• **TASK TO CARRY OUT**
Using the material below, repeat exactly the lines from the one with "Emit a Python" through the one with "from bokeh.resources import INLINE", ends included, without any images.

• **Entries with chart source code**
::::

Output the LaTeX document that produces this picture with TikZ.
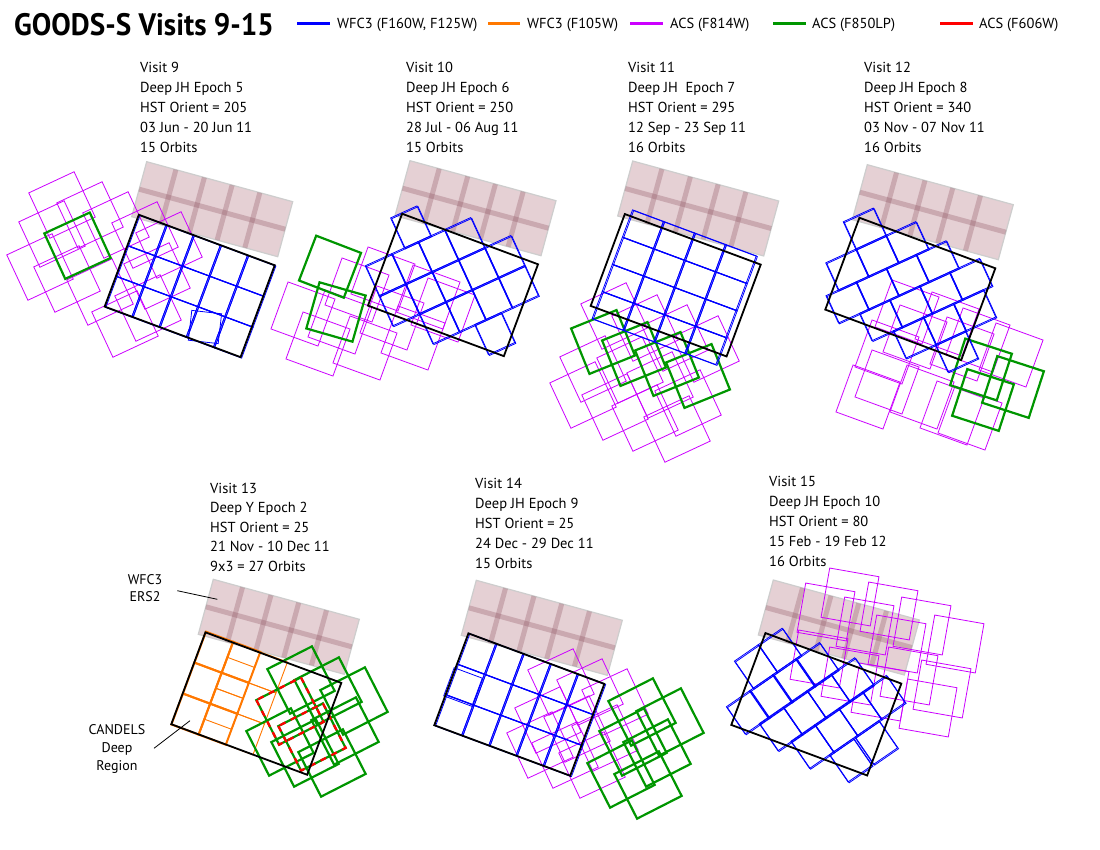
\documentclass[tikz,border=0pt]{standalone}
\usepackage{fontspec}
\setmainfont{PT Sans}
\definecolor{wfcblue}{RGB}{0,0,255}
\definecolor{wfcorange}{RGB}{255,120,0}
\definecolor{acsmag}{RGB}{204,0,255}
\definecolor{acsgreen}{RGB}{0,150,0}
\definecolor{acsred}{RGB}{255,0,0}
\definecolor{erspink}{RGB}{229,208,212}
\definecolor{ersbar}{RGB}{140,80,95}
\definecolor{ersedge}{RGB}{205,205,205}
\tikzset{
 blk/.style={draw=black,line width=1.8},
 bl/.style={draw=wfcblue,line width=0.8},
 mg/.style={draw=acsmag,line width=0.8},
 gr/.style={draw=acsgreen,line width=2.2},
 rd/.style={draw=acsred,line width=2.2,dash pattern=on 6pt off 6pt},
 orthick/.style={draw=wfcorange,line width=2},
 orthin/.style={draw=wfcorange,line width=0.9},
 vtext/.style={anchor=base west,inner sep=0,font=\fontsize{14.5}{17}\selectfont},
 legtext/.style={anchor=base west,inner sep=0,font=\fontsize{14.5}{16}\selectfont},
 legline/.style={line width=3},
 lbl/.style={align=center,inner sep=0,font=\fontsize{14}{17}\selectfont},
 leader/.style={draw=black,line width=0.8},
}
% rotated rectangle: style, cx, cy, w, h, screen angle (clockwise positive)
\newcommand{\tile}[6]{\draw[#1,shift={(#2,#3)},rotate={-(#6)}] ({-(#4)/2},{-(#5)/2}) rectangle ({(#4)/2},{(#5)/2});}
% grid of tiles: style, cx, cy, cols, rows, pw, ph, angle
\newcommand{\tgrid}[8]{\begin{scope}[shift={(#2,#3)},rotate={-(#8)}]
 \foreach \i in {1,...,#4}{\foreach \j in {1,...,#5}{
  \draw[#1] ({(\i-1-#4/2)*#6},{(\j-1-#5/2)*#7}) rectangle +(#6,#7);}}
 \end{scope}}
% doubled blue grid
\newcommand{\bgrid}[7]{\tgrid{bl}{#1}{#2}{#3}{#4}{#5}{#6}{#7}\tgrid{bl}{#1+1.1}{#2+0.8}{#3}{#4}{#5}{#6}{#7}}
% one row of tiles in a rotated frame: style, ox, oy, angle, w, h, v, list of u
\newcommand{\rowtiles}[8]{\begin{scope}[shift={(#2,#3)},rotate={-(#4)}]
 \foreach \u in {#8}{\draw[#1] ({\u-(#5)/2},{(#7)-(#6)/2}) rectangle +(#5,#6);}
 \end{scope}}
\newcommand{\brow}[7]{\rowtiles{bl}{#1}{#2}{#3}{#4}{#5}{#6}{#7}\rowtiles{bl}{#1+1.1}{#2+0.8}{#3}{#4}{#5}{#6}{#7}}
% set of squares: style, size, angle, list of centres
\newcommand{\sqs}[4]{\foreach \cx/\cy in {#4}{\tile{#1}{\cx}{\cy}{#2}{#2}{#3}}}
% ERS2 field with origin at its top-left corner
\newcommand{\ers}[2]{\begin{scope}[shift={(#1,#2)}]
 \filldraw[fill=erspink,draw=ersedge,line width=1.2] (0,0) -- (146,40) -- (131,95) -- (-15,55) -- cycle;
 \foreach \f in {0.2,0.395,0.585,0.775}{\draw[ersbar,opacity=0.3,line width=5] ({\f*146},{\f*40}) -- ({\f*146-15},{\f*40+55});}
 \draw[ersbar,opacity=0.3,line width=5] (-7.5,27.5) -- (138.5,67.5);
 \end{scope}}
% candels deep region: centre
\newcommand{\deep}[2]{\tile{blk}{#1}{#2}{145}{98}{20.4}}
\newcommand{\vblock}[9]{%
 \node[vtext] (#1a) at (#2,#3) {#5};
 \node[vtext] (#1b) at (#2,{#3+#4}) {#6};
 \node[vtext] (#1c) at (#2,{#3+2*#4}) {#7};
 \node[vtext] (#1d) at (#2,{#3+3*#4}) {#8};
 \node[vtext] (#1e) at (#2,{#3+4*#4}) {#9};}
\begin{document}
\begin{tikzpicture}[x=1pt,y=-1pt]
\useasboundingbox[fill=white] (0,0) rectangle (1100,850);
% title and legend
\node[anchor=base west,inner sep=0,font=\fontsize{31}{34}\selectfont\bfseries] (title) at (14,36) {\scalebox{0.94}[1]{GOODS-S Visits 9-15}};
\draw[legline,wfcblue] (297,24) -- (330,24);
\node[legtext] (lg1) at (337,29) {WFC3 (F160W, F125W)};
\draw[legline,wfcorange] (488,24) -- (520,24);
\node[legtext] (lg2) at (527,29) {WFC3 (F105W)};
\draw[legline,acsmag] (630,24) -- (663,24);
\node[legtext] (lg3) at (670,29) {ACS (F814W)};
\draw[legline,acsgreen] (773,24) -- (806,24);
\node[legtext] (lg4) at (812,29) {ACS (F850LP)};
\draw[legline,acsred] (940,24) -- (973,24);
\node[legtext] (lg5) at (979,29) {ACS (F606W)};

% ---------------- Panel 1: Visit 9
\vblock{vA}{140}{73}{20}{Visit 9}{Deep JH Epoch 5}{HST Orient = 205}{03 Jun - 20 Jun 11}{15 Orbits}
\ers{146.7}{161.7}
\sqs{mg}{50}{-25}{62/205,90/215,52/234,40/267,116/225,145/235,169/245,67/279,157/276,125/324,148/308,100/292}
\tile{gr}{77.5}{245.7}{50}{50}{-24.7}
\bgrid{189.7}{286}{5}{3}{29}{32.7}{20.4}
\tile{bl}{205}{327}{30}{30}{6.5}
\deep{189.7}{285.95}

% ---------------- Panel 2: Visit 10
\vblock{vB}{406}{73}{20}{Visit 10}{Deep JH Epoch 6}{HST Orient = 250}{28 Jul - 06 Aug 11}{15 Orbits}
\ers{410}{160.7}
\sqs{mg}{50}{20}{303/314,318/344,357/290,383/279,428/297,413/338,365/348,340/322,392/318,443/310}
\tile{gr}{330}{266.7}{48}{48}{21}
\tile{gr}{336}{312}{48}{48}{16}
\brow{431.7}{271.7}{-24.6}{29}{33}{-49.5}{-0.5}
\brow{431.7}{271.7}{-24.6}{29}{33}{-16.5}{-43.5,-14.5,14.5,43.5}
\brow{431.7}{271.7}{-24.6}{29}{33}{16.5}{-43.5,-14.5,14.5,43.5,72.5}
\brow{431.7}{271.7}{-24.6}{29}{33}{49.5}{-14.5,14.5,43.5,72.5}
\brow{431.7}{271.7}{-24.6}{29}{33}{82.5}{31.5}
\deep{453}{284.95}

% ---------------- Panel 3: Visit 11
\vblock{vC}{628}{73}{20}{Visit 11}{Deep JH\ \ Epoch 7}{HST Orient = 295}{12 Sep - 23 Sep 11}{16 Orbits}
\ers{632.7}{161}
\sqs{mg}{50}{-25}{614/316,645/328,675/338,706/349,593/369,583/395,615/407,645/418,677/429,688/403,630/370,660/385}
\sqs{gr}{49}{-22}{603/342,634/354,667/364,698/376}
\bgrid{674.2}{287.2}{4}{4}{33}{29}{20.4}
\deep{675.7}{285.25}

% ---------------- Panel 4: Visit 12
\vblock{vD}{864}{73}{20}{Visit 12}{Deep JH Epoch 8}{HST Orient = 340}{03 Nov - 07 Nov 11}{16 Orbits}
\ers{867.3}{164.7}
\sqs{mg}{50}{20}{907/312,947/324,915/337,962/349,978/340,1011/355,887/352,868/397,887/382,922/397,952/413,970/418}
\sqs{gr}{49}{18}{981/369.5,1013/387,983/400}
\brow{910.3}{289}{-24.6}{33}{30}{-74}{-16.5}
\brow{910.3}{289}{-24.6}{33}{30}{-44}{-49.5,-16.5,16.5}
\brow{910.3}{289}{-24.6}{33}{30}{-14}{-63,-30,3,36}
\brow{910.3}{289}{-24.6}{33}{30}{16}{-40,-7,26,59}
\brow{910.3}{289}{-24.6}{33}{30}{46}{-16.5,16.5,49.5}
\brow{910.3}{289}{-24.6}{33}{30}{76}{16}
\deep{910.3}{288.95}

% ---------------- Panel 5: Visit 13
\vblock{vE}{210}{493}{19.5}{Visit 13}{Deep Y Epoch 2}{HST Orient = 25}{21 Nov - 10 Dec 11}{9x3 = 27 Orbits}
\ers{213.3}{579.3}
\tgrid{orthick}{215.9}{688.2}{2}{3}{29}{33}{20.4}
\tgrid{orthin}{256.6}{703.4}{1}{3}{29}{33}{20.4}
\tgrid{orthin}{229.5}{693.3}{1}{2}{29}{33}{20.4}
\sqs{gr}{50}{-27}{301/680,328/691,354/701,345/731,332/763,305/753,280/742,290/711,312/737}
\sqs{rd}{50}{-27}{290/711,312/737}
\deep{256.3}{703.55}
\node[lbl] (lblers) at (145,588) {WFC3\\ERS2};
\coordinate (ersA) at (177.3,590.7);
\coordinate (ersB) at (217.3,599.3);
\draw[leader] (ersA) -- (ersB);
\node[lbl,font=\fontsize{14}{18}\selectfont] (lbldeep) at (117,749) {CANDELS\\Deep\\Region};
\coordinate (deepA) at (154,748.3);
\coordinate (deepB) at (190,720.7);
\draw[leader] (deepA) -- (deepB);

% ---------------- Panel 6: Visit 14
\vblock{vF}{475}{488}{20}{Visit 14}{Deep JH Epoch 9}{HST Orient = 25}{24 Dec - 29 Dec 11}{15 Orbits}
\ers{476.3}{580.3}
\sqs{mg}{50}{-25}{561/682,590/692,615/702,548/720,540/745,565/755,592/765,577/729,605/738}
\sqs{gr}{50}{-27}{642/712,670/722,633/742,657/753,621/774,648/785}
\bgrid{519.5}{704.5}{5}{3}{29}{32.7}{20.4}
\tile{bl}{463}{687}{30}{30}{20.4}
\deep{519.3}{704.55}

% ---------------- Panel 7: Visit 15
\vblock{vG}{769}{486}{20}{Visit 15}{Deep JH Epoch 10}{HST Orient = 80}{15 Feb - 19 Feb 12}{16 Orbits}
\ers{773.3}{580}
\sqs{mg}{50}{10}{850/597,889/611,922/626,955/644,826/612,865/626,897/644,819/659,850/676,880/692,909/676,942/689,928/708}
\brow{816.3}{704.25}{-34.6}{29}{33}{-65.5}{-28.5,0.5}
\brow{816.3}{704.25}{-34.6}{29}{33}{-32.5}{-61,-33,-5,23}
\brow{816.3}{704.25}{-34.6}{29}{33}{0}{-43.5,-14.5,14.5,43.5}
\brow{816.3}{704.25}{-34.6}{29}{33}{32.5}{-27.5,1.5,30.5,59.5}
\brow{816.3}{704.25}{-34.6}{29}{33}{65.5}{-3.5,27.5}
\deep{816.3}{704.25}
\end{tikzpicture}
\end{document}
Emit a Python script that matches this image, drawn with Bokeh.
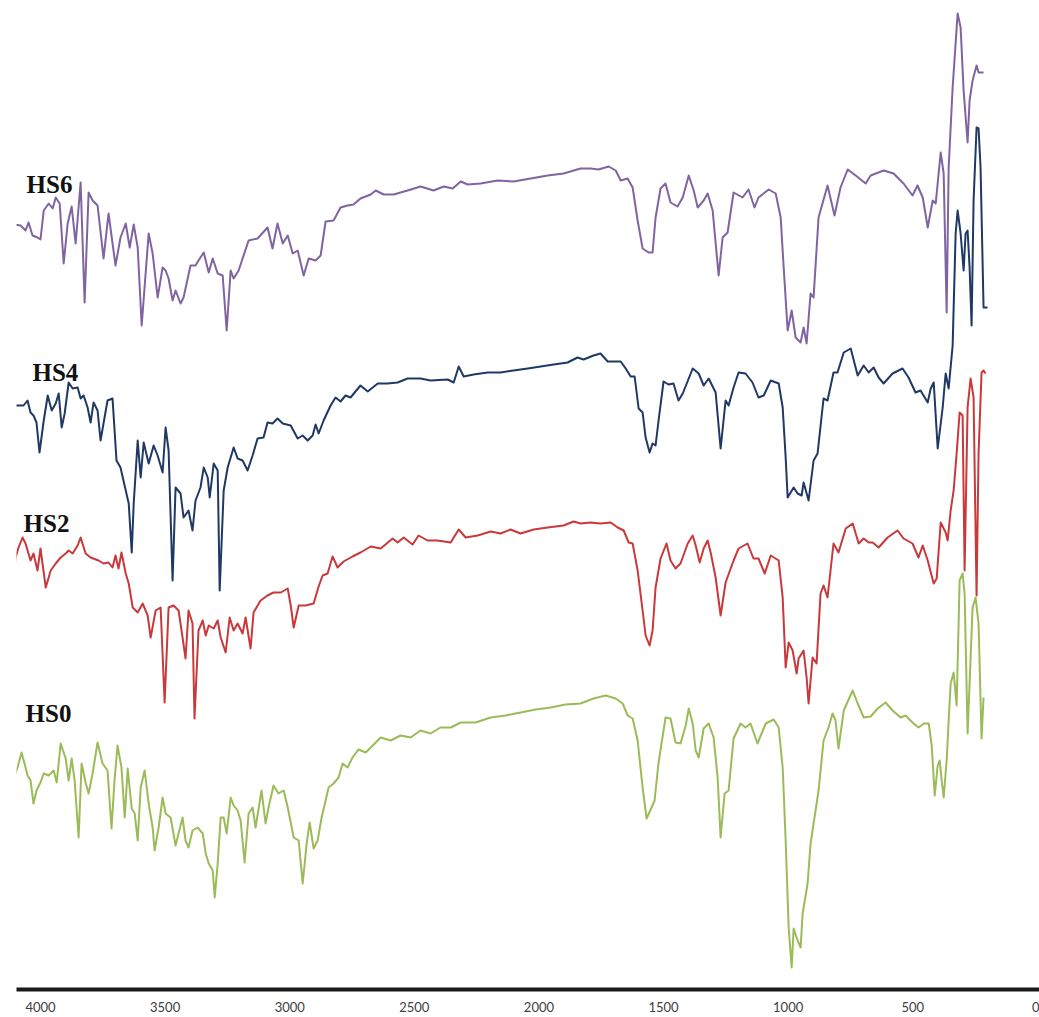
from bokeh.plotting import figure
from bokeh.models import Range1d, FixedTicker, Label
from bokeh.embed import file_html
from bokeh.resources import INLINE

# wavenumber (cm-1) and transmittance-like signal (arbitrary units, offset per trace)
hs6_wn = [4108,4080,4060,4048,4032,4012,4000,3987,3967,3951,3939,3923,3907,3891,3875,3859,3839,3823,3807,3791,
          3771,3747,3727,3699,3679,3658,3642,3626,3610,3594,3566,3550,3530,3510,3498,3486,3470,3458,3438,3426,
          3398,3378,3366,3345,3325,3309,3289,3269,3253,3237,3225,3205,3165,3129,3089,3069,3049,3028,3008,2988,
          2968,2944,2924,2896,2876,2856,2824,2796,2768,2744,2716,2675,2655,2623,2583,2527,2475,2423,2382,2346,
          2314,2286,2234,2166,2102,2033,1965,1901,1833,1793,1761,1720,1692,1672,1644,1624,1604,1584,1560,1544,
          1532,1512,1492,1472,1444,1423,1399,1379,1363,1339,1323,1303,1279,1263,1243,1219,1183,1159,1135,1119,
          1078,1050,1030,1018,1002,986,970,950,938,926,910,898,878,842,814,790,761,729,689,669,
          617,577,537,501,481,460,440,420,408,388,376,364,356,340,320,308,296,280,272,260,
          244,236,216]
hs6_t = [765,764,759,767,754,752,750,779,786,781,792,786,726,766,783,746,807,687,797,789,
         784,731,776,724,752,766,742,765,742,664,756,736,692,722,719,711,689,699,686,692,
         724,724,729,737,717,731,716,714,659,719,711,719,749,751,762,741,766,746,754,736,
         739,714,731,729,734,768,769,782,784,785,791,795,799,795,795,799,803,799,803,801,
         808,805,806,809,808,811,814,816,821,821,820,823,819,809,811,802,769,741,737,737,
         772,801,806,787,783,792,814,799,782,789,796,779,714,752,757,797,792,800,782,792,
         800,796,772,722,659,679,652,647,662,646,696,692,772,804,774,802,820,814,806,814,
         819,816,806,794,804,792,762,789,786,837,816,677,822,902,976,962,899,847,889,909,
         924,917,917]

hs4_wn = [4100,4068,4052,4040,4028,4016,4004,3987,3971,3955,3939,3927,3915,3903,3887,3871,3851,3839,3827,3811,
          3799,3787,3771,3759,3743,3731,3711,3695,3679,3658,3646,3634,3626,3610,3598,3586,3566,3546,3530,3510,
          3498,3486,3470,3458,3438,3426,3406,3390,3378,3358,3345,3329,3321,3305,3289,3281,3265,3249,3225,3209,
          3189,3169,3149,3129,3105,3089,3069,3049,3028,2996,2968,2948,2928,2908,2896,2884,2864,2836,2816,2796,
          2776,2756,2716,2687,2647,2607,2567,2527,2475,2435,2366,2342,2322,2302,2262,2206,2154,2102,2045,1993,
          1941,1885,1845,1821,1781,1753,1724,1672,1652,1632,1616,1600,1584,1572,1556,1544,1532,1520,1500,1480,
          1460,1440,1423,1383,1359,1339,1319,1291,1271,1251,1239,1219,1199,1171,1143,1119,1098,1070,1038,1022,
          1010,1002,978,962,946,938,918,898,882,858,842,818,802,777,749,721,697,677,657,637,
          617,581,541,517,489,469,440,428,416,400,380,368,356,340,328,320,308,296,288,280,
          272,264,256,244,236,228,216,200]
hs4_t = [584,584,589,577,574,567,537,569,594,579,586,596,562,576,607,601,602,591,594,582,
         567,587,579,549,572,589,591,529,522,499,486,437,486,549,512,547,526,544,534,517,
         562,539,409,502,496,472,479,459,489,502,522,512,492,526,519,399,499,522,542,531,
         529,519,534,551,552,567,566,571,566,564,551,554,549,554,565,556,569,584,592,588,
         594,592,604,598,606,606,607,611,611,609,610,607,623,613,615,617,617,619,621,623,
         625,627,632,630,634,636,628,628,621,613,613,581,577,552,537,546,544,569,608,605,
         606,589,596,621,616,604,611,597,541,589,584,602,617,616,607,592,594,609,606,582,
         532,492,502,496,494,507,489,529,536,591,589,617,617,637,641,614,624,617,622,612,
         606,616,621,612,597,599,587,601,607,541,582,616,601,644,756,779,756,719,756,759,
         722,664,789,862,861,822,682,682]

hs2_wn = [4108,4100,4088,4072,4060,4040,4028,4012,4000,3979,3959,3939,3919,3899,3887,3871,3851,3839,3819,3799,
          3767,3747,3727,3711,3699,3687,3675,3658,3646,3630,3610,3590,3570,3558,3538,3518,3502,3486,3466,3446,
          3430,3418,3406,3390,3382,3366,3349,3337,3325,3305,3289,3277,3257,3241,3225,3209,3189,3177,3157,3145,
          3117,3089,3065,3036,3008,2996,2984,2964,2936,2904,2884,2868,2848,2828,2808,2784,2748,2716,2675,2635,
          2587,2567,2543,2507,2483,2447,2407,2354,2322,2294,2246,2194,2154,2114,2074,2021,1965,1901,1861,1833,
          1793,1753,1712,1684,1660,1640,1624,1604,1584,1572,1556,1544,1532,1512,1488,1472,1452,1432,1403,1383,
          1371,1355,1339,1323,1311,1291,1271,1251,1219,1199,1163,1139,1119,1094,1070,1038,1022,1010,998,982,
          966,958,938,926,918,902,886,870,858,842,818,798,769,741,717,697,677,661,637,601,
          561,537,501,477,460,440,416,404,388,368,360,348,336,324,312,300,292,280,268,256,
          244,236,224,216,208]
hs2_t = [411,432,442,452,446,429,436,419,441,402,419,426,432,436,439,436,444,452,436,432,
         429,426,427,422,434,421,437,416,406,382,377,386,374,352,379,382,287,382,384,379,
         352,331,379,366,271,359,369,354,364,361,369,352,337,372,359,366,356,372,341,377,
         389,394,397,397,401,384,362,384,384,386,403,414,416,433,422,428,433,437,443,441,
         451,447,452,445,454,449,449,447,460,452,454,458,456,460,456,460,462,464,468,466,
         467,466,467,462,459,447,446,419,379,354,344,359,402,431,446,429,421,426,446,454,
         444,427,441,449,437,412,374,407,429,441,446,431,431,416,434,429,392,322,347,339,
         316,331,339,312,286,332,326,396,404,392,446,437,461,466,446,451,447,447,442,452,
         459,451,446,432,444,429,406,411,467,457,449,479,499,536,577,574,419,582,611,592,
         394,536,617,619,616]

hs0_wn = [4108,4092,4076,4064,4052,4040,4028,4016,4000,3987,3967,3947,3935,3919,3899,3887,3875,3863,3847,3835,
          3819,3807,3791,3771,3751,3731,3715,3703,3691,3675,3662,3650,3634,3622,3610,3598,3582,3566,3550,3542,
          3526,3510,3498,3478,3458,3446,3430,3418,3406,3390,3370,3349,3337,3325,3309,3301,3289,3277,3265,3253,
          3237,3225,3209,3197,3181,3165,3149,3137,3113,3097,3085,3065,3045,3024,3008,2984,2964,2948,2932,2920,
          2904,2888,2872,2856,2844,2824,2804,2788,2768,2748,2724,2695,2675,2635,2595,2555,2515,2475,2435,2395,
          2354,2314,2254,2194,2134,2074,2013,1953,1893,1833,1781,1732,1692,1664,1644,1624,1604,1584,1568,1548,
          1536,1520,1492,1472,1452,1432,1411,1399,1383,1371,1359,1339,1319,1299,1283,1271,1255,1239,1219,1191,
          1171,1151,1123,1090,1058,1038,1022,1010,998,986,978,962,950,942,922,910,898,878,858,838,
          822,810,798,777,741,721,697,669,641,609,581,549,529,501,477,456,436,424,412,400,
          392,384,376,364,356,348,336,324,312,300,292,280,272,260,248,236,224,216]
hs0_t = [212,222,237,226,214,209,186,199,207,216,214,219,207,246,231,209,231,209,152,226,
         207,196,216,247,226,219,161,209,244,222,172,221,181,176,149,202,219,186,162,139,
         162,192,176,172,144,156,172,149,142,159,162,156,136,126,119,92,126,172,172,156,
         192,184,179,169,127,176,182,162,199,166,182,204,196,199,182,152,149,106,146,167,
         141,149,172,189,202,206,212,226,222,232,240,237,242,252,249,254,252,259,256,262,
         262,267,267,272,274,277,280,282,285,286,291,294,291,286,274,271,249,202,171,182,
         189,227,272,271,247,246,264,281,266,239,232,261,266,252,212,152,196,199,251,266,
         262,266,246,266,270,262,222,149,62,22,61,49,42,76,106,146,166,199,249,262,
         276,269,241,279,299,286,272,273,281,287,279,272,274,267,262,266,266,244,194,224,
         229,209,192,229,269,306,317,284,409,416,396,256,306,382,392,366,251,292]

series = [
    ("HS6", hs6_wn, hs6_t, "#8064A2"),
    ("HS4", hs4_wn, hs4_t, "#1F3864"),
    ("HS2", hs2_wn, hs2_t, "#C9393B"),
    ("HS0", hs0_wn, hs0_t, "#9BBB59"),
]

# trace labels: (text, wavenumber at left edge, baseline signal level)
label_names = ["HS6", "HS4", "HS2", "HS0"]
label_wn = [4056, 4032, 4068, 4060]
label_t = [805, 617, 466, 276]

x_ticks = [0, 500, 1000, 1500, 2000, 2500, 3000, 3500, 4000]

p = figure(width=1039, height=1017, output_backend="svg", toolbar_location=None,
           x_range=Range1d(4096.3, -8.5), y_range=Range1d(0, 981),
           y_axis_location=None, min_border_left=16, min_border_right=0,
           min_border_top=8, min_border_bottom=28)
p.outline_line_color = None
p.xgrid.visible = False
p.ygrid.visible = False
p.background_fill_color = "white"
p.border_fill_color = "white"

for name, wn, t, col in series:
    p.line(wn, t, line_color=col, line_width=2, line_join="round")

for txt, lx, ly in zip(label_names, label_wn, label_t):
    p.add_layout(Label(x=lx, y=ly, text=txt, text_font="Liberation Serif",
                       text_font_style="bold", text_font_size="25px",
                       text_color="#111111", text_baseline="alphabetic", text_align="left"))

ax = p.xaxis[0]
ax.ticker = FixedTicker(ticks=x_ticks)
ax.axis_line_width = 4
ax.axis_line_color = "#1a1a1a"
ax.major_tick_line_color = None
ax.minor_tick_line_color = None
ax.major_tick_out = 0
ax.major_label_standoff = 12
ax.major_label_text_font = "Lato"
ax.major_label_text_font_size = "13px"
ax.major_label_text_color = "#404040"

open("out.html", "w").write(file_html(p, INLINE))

::::

• **TASK RESULT**
Emit a Python script that matches this image, drawn with Bokeh.
from bokeh.plotting import figure
from bokeh.models import Range1d, FixedTicker, Label
from bokeh.embed import file_html
from bokeh.resources import INLINE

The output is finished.